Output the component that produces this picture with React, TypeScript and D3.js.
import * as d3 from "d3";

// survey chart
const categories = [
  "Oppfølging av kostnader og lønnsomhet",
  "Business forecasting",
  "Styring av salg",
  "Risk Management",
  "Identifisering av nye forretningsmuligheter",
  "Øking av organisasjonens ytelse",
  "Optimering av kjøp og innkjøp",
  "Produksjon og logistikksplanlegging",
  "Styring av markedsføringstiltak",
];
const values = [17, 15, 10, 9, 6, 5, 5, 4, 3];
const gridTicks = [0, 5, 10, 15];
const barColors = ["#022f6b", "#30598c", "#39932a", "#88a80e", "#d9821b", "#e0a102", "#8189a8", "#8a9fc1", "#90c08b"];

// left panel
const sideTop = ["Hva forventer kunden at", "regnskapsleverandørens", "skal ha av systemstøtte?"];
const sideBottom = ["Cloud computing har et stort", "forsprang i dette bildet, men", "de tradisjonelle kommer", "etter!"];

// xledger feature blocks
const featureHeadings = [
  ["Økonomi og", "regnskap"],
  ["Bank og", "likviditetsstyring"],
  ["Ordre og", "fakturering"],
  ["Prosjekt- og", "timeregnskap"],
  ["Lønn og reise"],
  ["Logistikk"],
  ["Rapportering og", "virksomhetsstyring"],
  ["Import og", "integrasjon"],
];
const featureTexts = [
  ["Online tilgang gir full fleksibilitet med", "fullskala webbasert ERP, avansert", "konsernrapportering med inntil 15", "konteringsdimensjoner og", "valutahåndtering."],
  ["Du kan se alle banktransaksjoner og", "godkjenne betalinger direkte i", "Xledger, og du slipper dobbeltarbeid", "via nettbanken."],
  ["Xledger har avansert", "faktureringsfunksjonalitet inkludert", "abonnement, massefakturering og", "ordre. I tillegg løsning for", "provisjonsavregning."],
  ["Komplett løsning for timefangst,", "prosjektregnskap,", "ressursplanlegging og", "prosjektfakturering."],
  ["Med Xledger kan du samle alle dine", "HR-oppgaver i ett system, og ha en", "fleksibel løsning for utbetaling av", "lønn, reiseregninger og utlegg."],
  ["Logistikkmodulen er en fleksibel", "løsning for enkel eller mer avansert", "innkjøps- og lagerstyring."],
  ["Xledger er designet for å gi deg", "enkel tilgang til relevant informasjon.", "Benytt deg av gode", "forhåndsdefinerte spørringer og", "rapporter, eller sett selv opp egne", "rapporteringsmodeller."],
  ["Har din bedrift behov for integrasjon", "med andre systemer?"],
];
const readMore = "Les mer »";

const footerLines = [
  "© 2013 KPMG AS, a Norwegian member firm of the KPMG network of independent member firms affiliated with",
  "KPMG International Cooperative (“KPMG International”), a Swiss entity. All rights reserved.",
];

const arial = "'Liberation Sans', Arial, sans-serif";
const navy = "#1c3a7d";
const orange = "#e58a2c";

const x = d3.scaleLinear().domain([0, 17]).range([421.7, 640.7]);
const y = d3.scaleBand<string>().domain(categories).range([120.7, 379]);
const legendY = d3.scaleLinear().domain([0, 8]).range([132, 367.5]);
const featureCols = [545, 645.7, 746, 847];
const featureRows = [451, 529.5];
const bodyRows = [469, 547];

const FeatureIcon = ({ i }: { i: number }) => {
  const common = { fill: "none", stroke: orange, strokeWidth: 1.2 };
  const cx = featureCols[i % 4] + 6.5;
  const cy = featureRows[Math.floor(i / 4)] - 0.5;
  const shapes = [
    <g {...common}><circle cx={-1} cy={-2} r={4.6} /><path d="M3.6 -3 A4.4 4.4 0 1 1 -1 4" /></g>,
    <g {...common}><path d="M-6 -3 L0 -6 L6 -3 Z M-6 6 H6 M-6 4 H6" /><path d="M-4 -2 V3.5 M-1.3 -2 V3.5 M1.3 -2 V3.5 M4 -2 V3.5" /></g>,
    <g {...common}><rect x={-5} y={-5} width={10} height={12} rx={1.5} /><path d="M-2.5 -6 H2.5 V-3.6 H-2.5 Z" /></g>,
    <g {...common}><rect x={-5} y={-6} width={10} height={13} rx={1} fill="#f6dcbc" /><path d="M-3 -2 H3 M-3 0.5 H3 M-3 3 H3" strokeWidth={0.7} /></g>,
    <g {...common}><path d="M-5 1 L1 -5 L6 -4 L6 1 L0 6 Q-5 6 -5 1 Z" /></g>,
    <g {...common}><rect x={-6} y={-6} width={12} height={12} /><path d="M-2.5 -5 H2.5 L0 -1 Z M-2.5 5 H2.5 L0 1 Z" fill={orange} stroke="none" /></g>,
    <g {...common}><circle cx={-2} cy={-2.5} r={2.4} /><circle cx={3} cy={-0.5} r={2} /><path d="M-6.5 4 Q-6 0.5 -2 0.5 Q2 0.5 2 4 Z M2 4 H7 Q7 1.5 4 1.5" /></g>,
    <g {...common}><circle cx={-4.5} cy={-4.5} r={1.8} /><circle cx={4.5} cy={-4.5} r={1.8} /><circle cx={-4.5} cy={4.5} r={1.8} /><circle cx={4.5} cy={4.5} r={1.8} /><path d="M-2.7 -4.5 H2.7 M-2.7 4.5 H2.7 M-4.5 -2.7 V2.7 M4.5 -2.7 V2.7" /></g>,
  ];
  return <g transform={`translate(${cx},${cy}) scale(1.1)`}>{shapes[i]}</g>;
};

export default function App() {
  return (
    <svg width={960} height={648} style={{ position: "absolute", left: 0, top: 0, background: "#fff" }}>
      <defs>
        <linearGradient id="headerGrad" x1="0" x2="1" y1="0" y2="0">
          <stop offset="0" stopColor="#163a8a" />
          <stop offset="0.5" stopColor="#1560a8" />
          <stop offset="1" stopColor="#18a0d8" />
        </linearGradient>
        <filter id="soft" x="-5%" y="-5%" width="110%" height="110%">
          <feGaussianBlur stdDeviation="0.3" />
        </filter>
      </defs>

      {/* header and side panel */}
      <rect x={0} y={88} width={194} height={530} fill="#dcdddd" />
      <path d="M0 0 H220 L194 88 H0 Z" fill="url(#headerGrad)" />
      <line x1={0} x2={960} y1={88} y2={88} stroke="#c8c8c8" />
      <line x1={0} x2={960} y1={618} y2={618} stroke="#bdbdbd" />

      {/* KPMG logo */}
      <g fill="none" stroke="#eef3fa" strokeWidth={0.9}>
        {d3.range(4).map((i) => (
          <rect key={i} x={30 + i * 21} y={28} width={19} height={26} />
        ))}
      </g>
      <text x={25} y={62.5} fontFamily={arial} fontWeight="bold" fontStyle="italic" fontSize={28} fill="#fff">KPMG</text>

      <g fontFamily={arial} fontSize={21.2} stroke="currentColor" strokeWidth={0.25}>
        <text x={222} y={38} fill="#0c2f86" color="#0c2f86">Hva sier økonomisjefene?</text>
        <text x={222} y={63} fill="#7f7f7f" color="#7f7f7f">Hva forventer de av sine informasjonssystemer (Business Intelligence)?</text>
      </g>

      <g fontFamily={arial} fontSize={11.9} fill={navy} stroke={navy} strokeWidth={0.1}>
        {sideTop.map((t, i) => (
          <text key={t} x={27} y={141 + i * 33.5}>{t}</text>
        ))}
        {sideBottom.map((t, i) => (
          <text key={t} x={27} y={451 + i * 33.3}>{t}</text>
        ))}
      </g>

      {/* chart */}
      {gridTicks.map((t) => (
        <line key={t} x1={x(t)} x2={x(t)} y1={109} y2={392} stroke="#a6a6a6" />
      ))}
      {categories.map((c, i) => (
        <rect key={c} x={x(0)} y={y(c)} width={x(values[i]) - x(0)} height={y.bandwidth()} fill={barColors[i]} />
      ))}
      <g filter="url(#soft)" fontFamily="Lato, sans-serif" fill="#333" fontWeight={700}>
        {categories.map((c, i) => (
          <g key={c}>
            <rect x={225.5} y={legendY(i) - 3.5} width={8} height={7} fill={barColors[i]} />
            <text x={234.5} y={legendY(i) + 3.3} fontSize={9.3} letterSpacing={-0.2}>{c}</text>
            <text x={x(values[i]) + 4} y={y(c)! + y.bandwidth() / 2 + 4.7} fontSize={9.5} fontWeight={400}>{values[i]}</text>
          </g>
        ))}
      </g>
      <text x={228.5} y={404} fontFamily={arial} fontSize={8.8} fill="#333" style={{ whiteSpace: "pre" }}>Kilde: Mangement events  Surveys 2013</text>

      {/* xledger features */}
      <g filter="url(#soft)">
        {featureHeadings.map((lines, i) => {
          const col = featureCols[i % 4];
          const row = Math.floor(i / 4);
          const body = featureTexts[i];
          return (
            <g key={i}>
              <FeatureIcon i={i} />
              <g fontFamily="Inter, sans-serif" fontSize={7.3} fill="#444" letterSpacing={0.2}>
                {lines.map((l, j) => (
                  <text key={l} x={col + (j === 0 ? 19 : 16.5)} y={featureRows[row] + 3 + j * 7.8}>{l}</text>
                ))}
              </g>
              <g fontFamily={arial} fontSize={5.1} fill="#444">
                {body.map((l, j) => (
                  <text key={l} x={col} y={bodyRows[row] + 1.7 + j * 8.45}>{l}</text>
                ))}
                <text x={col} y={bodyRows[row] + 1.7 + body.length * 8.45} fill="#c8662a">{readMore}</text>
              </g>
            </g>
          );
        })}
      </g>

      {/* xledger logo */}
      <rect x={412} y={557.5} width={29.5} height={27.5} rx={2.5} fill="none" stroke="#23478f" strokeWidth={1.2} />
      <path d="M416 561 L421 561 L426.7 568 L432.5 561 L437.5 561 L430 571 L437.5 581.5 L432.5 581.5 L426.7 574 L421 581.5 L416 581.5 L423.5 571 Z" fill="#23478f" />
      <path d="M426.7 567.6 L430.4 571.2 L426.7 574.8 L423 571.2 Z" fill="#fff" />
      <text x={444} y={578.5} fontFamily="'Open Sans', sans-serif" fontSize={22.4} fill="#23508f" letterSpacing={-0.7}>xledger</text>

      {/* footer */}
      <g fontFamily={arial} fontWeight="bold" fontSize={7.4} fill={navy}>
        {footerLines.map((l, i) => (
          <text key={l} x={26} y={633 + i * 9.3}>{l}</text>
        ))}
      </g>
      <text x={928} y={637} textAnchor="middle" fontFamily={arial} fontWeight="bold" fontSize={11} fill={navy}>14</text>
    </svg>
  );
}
++++
• **Short task**: Copy out every line of the material above that mentions the word "with".

• **Task response**:
Output the component that produces this picture with React, TypeScript and D3.js.
  "© 2013 KPMG AS, a Norwegian member firm of the KPMG network of independent member firms affiliated with",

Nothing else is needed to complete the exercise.